Not Enough Data Scientists? Look to the Cloud

Dave Vennergrund

In today’s knowledge economy, data is the raw material and data scientists are the talented artisans who can spin that data into gold. The only problem is that data scientists are in very short supply.

For government agencies, that talent shortage is limiting their ability to develop and deploy advanced analytical solutions.

While we would all like to snap our fingers and solve this problem, the fact is demand for data scientists will likely continue to outstrip supply for years to come. Fortunately, automation is coming to the rescue.

We can’t automate all of the high-level work data scientists do. But we don’t have to. Through automation, we can streamline the process of building models, saving time, and shifting workloads down the chain, both to data analysts and, where appropriate, to machines.

The convergence of modern cloud architectures, open source software and advanced analytics tools is allowing data analysts to perform work that only veteran data scientists could do a short while ago. And that’s having payoffs in terms of what we can accomplish using advanced artificial intelligence and machine learning tools.

Amazon’s new SageMaker is one such platform. SageMaker provides developers and data scientists the ability to quickly and easily build, train and deploy machine learning models – at scale and in the cloud – in a fully managed and governed framework. SageMaker greatly simplifies the process by providing building blocks that can be used to accelerate the entire process.

What might take weeks to accomplish using conventional data science practices can now be accomplished in a matter of days.

At General Dynamics Information Technology, we’ve been pioneering artificial intelligence, machine learning, data mining tools and natural language processing for more than 20 years, across the federal space. Our Data and Analytics Consulting practice identifies, evaluates and helps our programs insert new technology, like emerging self-service and assisted data science platforms such as Amazon’s SageMaker.

We’ve built and deployed numerous solutions in defense, intelligence and civilian agencies, creating predictive analytics tools to perform image recognition, identify cyber threats, forecast budgets and spending, cluster genomic and health data and stop fraud, waste and abuse. SageMaker lowers the entry point for agencies seeking to develop machine learning models, allowing staff to experiment and learn without having to make six- or seven-figure investments in software licenses and costly storage and computing resources.

Simple to use, it follows the same process data scientists would use on their own – access and prepare data, train and evaluate models using a variety of machine learning algorithms, and then deploy them. It includes both open source, and AWS-optimized algorithms to do classifications, generate forecasts or recommended actions, as well as perform image recognition, machine translation and text analytics. These are the building blocks with which viable solutions can be rapidly developed.

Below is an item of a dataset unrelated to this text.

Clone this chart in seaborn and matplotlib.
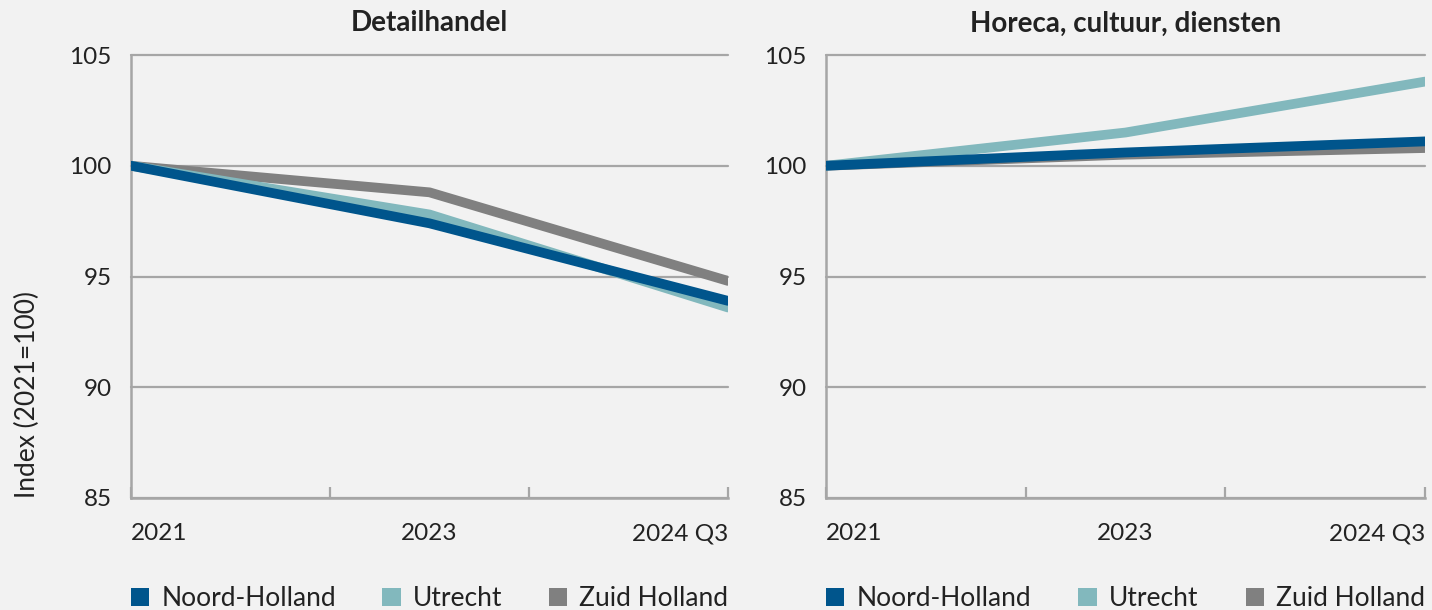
import pandas as pd
import seaborn as sns
import matplotlib.pyplot as plt
from matplotlib.patches import Patch

# Data (index 2021 = 100)
periodes = ["2021", "2023", "2024 Q3"]
regios = ["Noord-Holland", "Utrecht", "Zuid Holland"]
kleuren = ["#00558c", "#82b8bd", "#808080"]

detail_noord = [100, 97.4, 93.9]
detail_utrecht = [100, 97.8, 93.6]
detail_zuid = [100, 98.8, 94.8]

horeca_noord = [100, 100.6, 101.1]
horeca_utrecht = [100, 101.5, 103.8]
horeca_zuid = [100, 100.5, 100.8]


def maak_df(noord, utrecht, zuid):
    rows = []
    for regio, waarden in zip(regios, [noord, utrecht, zuid]):
        for i, (p, w) in enumerate(zip(periodes, waarden)):
            rows.append({"periode": p, "pos": i, "regio": regio, "index": w})
    return pd.DataFrame(rows)


df_detail = maak_df(detail_noord, detail_utrecht, detail_zuid)
df_horeca = maak_df(horeca_noord, horeca_utrecht, horeca_zuid)

bg = "#f2f2f2"
grid = "#a6a6a6"
tekst = "#222222"

sns.set_style("ticks", {"axes.facecolor": bg, "figure.facecolor": bg})
plt.rcParams["font.family"] = ["Lato", "DejaVu Sans"]

fig = plt.figure(figsize=(14.32, 6.10), dpi=100)
ax1 = fig.add_axes([131 / 1432, 1 - 498 / 610, 597 / 1432, 443 / 610])
ax2 = fig.add_axes([826 / 1432, 1 - 498 / 610, 599 / 1432, 443 / 610])

palette = dict(zip(regios, kleuren))
volgorde = ["Zuid Holland", "Utrecht", "Noord-Holland"]  # blauw bovenop

for ax, df, titel in [(ax1, df_detail, "Detailhandel"),
                      (ax2, df_horeca, "Horeca, cultuur, diensten")]:
    for regio in volgorde:
        sns.lineplot(data=df[df["regio"] == regio], x="pos", y="index",
                     color=palette[regio], lw=7, ax=ax, legend=False,
                     sort=False, zorder=3)
    ax.set_xlim(0, 2)
    ax.set_ylim(85, 105)
    ax.set_yticks([85, 90, 95, 100, 105])
    ax.yaxis.grid(True, color=grid, lw=1.6)
    for gl in ax.get_ygridlines():
        gl.set_clip_on(False)
    ax.set_axisbelow(True)

    for s in ["top", "right"]:
        ax.spines[s].set_visible(False)
    for s in ["left", "bottom"]:
        ax.spines[s].set_color(grid)
        ax.spines[s].set_linewidth(1.8)

    # tick marks between categories, labels on the categories
    ax.xaxis.remove_overlapping_locs = False
    ax.set_xticks([0, 2 / 3, 4 / 3, 2])
    ax.set_xticklabels([])
    ax.tick_params(axis="x", which="major", direction="in", length=8,
                   width=1.6, color=grid)
    ax.set_xticks([0, 1, 2], minor=True)
    lbls = ax.set_xticklabels(periodes, minor=True)
    ax.tick_params(axis="x", which="minor", length=0, pad=18,
                   labelsize=17.5, labelcolor=tekst)
    for lbl, ha in zip(lbls, ["left", "center", "right"]):
        lbl.set_ha(ha)

    ax.tick_params(axis="y", length=0, pad=14, labelsize=17.5,
                   labelcolor=tekst)
    ax.set_xlabel("")
    ax.set_ylabel("")
    ax.set_title(titel, fontsize=20, fontweight="bold", color=tekst, pad=17)

    handles = [Patch(facecolor=c, edgecolor="none") for c in kleuren]
    ax.legend(handles, regios, loc="center", bbox_to_anchor=(0, -0.227, 1, 0),
              mode="expand", ncol=3, frameon=False, fontsize=19,
              handlelength=0.7, handleheight=0.7, handletextpad=0.45,
              borderaxespad=0, borderpad=0, labelcolor=tekst)

ax1.set_ylabel("Index (2021=100)", fontsize=19, color=tekst)
ax1.yaxis.set_label_coords(-0.152, 0.233)

fig.savefig("out.png", dpi=100, facecolor=bg)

Because every use case is unique, machine learning solutions can’t typically be repurposed to other problem sets. What tools like SageMaker provide is an underlying framework – the storage options, the machine learning algorithms and other components that go into building a viable solution. And by making viable solutions more accessible – and affordable – they promise to speed up the pace of innovation in machine learning throughout the federal marketplace.